Di fronte a Donald Trump si presenta come candidata (e mi auguro come vincitrice) una leader che rappresenta, forse anche troppo, la continuità della politica. Una continuità resa più visibile dal fatto che è stata la First Lady di un presidente che, pur in circostanze molto difficili, è riuscito a tenere alto il prestigio e la ricchezza del popolo americano.
Non pensiamo però che Hillary Clinton mantenga verso l’Europa gli stessi rapporti che ha costruito suo marito, rapporti che sono già stati interpretati in modo meno impegnativo sia da Bush che da Obama. Anche se non ripete in modo ossessivo il ritornello di Trump di volere un’America Grande, Hillary Clinton, nel suo ruolo di Segretario di Stato, e’ sempre stata incline a sostenere una posizione americana dura ed assertiva. In linguaggio familiare potremmo dire che si è più spesso schierata fra i falchi che fra le colombe. Così è stato nella politica mediorientale, così nel conflitto libico e nei rapporti con la Russia. Una politica che sarà presumibilmente più propensa a mettere in atto una strategia globale puramente americana che non al sostegno della difesa di un’Europa troppo riluttante a spendere per la propria sicurezza.
Trump, da parte sua, ha sempre dimostrato un aperto disprezzo riguardo alle alleanze con i paesi meno forti, su cui tradizionalmente si è fondata la strategia americana, e ha perfino prospettato l’ipotesi di uno scioglimento della NATO e il ritiro delle truppe americane dalla Germania e dalla Corea del Sud.
Qualsiasi sia l’esito delle elezioni americane nascerà quindi l’interesse europeo ad opporsi alle ripetute ondate di facile populismo nazionalistico. La nostra sicurezza non potrà infatti essere efficace se rimarrà nelle mani dei singoli paesi. Nel nuovo quadro post-elezione americana essa potrà essere garantita solo da un’Unione Europea in possesso delle forze capaci di difendere la nostra autonomia politica ed economica.
Questo per il futuro. Nell’immediato la priorità più urgente dovrà essere quella di correggere le deviazioni che hanno indebolito i sistemi democratici e li hanno resi così fragili e vulnerabili di fronte ai nuovi populismi.
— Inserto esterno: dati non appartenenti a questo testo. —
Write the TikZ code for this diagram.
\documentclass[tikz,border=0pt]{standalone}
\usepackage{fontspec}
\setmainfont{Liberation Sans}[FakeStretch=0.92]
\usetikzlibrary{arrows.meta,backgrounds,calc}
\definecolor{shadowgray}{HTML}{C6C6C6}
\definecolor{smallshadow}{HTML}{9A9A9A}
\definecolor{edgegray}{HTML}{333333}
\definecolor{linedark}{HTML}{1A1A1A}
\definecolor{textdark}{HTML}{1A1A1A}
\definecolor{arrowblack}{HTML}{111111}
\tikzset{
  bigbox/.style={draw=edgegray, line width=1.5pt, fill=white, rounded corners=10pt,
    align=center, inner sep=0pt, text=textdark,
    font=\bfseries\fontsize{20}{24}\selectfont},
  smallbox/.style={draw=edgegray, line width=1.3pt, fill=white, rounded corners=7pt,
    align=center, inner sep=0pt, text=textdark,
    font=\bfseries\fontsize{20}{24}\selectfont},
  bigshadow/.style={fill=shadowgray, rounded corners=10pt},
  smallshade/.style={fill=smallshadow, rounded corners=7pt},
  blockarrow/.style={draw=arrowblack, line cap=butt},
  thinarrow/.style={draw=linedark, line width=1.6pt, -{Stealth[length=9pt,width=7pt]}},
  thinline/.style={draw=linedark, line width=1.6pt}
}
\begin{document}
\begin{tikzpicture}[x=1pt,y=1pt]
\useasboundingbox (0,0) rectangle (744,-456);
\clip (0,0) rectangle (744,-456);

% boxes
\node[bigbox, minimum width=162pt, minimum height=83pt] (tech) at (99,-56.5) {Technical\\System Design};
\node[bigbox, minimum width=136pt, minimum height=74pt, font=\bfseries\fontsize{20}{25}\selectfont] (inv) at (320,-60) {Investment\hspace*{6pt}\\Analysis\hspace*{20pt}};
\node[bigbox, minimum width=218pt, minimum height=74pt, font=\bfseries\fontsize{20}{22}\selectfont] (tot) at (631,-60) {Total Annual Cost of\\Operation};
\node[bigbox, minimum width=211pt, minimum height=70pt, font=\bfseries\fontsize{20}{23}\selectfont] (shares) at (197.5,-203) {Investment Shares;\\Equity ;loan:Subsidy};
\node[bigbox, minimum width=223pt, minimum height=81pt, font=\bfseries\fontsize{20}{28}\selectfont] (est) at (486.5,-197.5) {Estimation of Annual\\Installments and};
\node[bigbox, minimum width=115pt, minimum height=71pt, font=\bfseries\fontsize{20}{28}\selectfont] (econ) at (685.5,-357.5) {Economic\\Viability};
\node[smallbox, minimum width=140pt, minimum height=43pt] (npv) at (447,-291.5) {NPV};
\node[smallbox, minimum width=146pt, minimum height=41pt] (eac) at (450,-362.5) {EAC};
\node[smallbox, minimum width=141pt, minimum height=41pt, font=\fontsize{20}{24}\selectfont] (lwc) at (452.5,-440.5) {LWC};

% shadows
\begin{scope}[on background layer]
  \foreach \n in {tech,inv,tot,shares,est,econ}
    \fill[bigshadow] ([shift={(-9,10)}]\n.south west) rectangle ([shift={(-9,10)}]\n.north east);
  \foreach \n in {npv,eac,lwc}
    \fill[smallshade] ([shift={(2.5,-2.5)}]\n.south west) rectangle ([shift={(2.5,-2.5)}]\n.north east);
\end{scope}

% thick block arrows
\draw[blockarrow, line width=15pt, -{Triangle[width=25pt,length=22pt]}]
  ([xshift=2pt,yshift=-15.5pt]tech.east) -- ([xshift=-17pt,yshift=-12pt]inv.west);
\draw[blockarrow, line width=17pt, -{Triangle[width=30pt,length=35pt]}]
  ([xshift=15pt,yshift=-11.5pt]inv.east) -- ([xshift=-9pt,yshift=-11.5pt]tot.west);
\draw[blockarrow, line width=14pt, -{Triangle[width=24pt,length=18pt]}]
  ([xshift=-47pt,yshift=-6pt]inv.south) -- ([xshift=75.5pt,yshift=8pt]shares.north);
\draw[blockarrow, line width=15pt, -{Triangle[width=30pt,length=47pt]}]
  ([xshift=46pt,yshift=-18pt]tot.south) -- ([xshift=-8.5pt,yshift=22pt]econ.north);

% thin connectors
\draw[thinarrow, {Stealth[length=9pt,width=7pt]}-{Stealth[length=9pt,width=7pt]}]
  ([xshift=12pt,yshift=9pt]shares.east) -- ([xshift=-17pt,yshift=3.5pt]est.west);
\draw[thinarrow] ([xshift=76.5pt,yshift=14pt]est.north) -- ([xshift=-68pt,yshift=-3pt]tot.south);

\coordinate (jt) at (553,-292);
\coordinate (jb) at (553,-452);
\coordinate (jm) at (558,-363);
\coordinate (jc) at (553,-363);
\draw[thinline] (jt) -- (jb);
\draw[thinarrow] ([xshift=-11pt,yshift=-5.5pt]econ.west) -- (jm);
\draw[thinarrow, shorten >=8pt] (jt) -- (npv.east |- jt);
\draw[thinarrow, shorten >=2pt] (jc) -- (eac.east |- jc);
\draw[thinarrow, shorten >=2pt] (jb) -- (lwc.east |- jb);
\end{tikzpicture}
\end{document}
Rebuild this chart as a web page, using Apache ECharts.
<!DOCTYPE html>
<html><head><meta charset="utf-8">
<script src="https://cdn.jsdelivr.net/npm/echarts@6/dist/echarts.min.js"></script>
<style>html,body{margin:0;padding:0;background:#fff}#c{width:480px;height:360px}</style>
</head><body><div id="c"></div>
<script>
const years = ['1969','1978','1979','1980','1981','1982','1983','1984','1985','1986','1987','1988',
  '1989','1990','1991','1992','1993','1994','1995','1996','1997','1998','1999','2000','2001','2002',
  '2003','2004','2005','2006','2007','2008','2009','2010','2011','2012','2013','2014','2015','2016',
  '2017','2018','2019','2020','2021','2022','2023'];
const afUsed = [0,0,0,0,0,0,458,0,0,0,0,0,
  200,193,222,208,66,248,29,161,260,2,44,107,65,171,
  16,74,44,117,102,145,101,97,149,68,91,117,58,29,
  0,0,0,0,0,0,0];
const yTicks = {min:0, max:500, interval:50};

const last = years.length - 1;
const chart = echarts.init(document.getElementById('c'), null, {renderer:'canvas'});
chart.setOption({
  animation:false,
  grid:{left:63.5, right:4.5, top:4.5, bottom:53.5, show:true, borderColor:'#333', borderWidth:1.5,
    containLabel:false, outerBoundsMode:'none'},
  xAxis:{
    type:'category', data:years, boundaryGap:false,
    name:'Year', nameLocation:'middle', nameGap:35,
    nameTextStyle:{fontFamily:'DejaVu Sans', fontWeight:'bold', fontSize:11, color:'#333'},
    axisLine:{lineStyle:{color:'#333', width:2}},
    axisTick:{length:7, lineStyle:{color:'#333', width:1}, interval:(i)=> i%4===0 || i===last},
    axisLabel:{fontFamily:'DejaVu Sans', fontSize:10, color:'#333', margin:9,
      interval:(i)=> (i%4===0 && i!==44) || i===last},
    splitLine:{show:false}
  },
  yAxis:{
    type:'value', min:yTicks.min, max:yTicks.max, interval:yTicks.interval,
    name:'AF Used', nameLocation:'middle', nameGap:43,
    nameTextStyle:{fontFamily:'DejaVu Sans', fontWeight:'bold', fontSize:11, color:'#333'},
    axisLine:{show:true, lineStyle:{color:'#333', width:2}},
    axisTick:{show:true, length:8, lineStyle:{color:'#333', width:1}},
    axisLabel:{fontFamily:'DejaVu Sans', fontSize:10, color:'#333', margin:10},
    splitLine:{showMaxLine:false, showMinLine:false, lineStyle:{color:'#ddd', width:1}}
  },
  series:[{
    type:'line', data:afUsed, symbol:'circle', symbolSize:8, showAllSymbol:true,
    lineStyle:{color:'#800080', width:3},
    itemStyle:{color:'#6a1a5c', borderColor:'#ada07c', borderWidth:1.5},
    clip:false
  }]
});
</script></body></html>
Si torna così al problema delle disuguaglianze e delle insicurezze che colpiscono ormai la maggioranza dei nostri cittadini.
I prossimi mesi vedranno competizioni elettorali di importanza fondamentale in Austria, Olanda, Francia e Germania, competizioni che, qualsiasi sia l’esito delle elezioni americane, si svolgeranno in un’Europa più sola e fragile, a meno che la nostra democrazia non si dimostri in grado di riformare se stessa in un clima di rinnovata solidarietà. Non c’è fino ad ora alcun segno di questa volontà di riforma. Tuttavia la speranza è l’ultima a morire: la vera superiorità della democrazia è di essere in grado di riformare se stessa. Anche all’ultimo momento.